In today's Star Tribune: my story on the Gophers' two transfers -- Reggie Lynch and Davonte Fitzgerald -- building their game and their friendship as they sit out.

For two weeks, the University of Minnesota men’s basketball team enjoyed what felt like a rumble of momentum. The Gophers were still losing, yes, but after getting slammed by a total of 50 points in two games, they’d managed to keep it within seven for five straight contests.

Then came Northwestern. The Wildcats boxed Minnesota into a corner for the second time this season on Thursday, walloping the Gophers to the tune of 82-58.

Momentum, lost.

It’s been six days since that game, with Minnesota forced into a bye week right after the massacre before facing Michigan at Williams Arena tonight (8 p.m. CT; BTN).

“It feels like a long break,” Gophers coach Richard Pitino said. “It always stinks when you don’t play well and you’ve got to let that simmer and sit for a while.”

Both Pitino and players said in Tuesday news conferences that they felt offensively Northwestern and its matchup zone was just a bad matchup for them this year (despite that the Gophers often play and practice matchup zone themselves). But as ugly and rushed as Minnesota’s offense was in that lop-sided fight, the bigger problem might have been the defense. After all, the Gophers’ offense has been mostly dreadful all year, but scrappy defense has at times kept them in the ring.

They held the league’s top three three-point percentage teams – Indiana (.422), Michigan State (.422) and Michigan (.403) to 32 percent or worse in four games, and an average of 26.4 percent. The highlight was a Jan. 30 game at Indiana, when the Hoosiers managed just 2 of 18 attempts. The Gophers also held all five opponents from Jan. 16 to Jan. 30 below 46 percent from the field after allowing teams to shoot 50.8 percent or better in five of the previous six games.

Not so at Northwestern, where the Wildcats sank 12 of 27 threes (44.4 percent) and shot 53.7 percent from the field overall.

“We were starting to get an identity,” Pitino said. “We lost that a little bit.”

The Gophers fell behind 13-2 less than four minutes in, and after pulling within six twice, sank to a 14-point deficit by halftime.

Panic, senior Joey King believes, set in then.

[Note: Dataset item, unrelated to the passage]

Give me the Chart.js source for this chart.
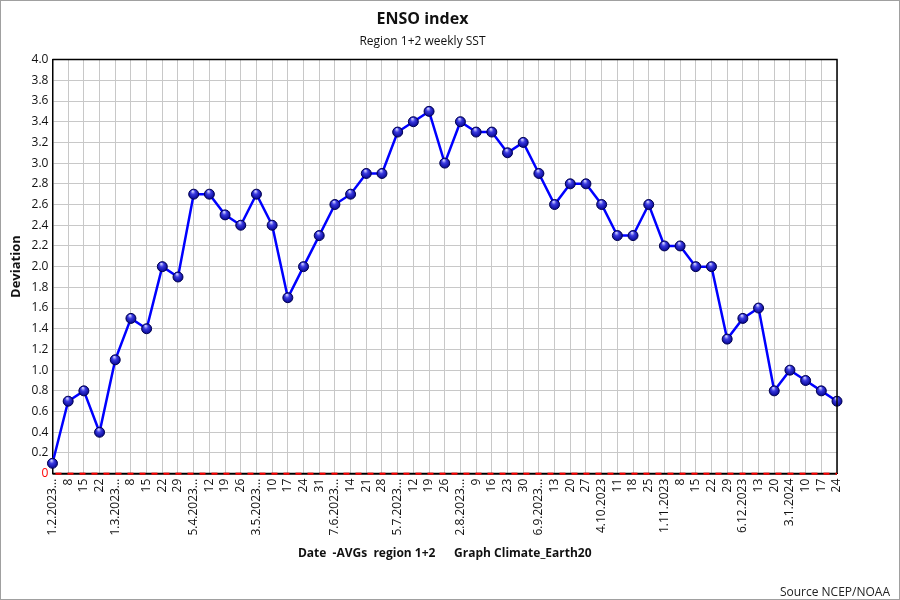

“It was a little bit of a lack of maturity,” he said. “We were down by 15 at the half and just kind of struggled to get our minds right …but it doesn’t take away from the fact that in some of these other matchups we’ve been able to step up to the challenge and play really well.”

Boosting the Gophers’ damaged egos is the fact that Minnesota's defense played Michigan tough the last time around, the second game into what looked like some semblance of forward movement. Minnesota used a hot second half in that contest – outshooting Michigan 46.9 to 31 percent and winning the boards 21 to 18 – to keep it competitive at the end before falling 74-69, the Gophers eighth straight loss in the series.

The Wolverines haven’t been playing their best brand of basketball as of late either, especially in back-to-back home losses to Indiana and Michigan State by a total of 29 points. But Michigan could cue a resurgence if Caris LeVert rejoins the pack after missing ten games with what the team is calling a lower leg injury. Multiple reports emerged on Tuesday that LeVert has been cleared to play, and could be a game-time decision.

Regardless, the Gophers know rediscovering some defensive life would be the key to the incredibly elusive victory.

“We played Michigan tough at their place and we played Indiana tough,” King said. “Come back here. Michigan at home, it’s no different. We’re going to chase them off the three I’m sure and do everything we can to slap down on their drives and still close out to shooters.”